Pour une fois, le titre français se justifie : que voit-on ici, sinon la mise à mort d’une imagerie ? Bob Bloch s’y colle, scénariste à cinq reprises du studio Amicus, dont le guère florissant Le Jardin des tortures dirigé par Freddie Francis. Les vrais-faux rivaux de la Hammer l’enterrent, débauchent Cushing & Lee, engagent un débutant sur grand écran. Peter Duffell voulait du Schubert, y compris dans l’intitulé, mais Polanski récupérera bien plus tard La Jeune Fille et la Mort pour son propre torture porn politico-mélomane. The House That Dripped Blood, je propose en VF La Maison qui suintait le sang, ne manque pas d’humour macabre et son rythme mortifère convient à une visite de cimetière. On oppose le passé, baptisé Lugosi, au présent démuni, de canines malignes, sorry Sir Lee. On lit beaucoup, on adresse des clins d’œil à des auteurs fameux, Poe, Hoffmann, Shakespeare, Stoker, Tolkien, nulle surprise de la part d’un écrivain se mettant en scène dès le premier sketch, présage de La Part des ténèbres et de Fenêtre secrète, tous deux d’après Stephen King alors en mode mise en abyme. Le romancier-nouvelliste-scénariste pratique la forme segmentée, mise sur le méta.

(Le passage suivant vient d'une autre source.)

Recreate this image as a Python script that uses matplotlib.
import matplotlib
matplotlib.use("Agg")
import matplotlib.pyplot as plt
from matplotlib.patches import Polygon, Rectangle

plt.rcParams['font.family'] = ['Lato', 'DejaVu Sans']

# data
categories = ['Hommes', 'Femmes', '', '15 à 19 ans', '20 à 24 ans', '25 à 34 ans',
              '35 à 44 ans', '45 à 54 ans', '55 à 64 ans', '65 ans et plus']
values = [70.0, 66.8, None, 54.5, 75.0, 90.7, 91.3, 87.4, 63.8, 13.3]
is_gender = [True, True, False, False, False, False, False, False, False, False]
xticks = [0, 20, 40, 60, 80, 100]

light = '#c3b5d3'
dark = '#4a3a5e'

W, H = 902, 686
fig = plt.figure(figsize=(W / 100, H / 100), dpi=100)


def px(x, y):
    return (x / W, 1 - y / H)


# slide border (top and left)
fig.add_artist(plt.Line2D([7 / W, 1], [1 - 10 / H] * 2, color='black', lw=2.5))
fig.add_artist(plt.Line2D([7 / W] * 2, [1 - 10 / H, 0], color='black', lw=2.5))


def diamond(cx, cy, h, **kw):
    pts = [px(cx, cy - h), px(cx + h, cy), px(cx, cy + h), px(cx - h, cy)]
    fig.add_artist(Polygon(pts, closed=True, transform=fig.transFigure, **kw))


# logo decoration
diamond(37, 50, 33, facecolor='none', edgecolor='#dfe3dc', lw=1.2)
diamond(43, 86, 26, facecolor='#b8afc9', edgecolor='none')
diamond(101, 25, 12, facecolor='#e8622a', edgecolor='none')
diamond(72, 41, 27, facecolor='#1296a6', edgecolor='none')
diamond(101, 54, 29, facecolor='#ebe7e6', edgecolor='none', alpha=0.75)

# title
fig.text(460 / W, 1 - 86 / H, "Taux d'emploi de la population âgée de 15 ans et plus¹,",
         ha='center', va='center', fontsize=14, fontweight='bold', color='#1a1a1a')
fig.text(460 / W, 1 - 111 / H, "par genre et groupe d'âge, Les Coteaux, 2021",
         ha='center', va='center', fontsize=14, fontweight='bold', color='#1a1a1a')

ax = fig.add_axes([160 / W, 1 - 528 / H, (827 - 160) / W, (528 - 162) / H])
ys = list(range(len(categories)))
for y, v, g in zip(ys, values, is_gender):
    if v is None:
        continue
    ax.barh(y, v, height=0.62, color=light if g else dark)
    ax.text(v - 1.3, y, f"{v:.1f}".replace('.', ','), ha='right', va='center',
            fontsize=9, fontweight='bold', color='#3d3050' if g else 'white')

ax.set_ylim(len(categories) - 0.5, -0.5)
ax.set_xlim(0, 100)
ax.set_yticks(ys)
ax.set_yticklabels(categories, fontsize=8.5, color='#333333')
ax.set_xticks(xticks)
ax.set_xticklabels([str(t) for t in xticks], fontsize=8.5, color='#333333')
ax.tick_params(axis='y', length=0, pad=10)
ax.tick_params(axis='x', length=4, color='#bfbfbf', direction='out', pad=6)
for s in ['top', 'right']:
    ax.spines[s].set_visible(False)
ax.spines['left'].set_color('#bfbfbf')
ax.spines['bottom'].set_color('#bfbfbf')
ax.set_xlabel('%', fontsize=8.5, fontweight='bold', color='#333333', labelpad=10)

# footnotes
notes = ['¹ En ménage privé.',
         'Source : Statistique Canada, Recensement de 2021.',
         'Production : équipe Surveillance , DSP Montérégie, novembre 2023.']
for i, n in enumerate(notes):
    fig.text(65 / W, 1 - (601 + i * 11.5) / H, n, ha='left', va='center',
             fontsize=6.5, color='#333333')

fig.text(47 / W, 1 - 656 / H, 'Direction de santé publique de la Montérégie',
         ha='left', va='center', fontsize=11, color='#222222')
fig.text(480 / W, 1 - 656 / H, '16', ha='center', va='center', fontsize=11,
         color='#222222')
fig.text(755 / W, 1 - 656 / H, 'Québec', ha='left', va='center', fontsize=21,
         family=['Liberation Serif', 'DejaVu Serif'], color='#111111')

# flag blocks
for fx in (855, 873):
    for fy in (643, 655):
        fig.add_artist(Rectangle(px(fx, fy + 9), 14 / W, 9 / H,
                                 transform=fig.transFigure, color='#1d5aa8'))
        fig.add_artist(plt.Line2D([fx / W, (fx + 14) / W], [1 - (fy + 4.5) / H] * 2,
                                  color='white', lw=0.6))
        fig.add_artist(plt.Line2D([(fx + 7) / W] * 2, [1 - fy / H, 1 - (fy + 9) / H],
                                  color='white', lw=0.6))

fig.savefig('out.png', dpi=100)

Dans La Maison qui tue, une caméra en filme une autre, en train de filmer un cabotin encapé, ensorcelé, mouture de Leslie Nielsen déguisé par Mel Brooks dans Dracula, mort et heureux de l’être, in fine vampirisé par l’irrésistible et iconique Ingrid Pitt, puits de féminité poumonnée où enfouir son pendule à testicules, ses yeux surnaturellement bleus durant la métamorphose d’épilogue, la voici s’envoler aussi sec à Shepperton loin de ses talons aiguilles. Joss Ackland, pas encore curé enneigé par Boutonnat selon Giorgino, joue les amoureux cireux, tandis que la séduisante Nyree Dawn Porter interprète la préceptrice d’une gamine portée sur les poupées, évidemment vaudoues.

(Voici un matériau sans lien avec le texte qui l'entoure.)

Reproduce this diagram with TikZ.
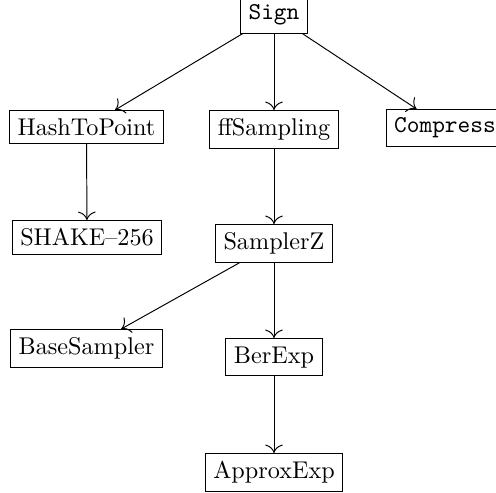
\documentclass[tikz,border=0pt]{standalone}
\usetikzlibrary{arrows.meta}
\begin{document}
\begin{tikzpicture}[x=0.4132pt,y=-0.4132pt,
  fn/.style={draw, anchor=north},
  call/.style={-{To[scale=1.4]}}]
\clip (0,0) rectangle (496,493);
\useasboundingbox (0,0) rectangle (496,493);
% call tree of the signing routine
\node[fn] (sign) at (274,-4) {\texttt{Sign}};
\node[fn] (hash) at (86.5,110) {HashToPoint};
\node[fn] (ffs)  at (274,110) {ffSampling};
\node[fn] (comp) at (445,109) {\texttt{Compress}};
\node[fn] (shake) at (87,220) {SHAKE--256};
\node[fn] (sz)   at (274,224) {SamplerZ};
\node[fn] (base) at (86.5,329) {BaseSampler};
\node[fn] (ber)  at (274,338) {BerExp};
\node[fn] (apx)  at (274,453) {ApproxExp};
\draw[call] (sign) -- (hash);
\draw[call] (sign) -- (ffs);
\draw[call] (sign) -- (comp);
\draw[call] (hash) -- (shake);
\draw[call] (ffs) -- (sz);
\draw[call] (sz) -- (base);
\draw[call] (sz) -- (ber);
\draw[call] (ber) -- (apx);
\end{tikzpicture}
\end{document}
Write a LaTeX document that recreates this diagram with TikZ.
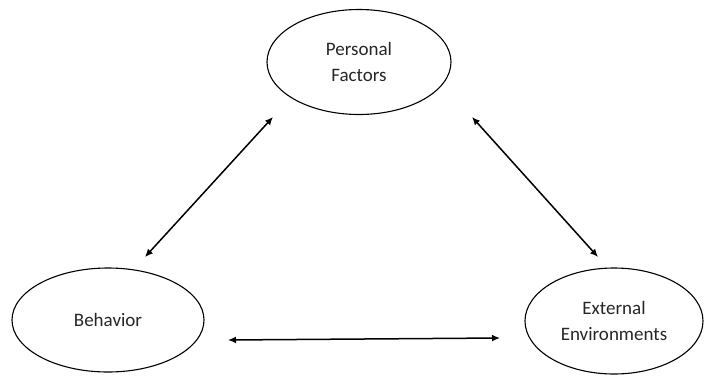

Dépassons la schizophrénie de vaudeville, la fascination de décollation, la sorcellerie en herbe, l’identification stanislavskienne, le vide inoffensif de l’ensemble symbolisé par le patronyme du flic de Scotland Yard dépêché en province, bien nommé Mister Holloway coiffé à la Dario Argento. La Maison qui tue, métrage moyennement divertissant, parfois éclairé par un émule de Mario Bava, succès aux USA, produit par une firme « amicale » co-fondée par Max Rosenberg, à moitié signataire de La Cité des morts, trouve sa valeur avérée en état des lieux de l’horreur. En 1971, Linda Blair ne sait pas quoi faire, ignore les mères célibataires et les exorcistes suicidaires. En 1971, Terence Fisher arrive en fin de carrière. En 1971, la boîte au marteau voit double, cf. les jumelles de miel des Sévices de Dracula. Trois ans plus tard, Brian Clemens concocte Capitaine Kronos, tueur de vampires, et Roy Ward Baker emballe en Chine avec Chang Cheh La Légende des sept vampires d’or, estimable tandem disons exogène, autant que point de départ dédoublé pour l’esprit satirique de Chapeau melon et bottes de cuir et celui du drolatique/fantastique/asiatique Sammo Hung. Les temps changent, l’étrange également, le sang se répand ou pas. Le Bloch, infidèle hériter de Lovecraft, participe par procuration au tsunami de Psychose, très librement adapté par Joseph Stefano au service de Hitch. Ed Gein renvoie aux oubliettes le comte d’opérette, même si Norman Bates ne lui ressemble point, pas plus que Leatherface. La décennie seventies déploie ses horreurs réelles, cruelles, individuelles et collectives. Le réalisme s’avère de mise, avant l’ironie, le cynisme, les franchises, le foutage de gueule d’usage, Wes Craven significativement passé de La Dernière Maison sur la gauche à Scream.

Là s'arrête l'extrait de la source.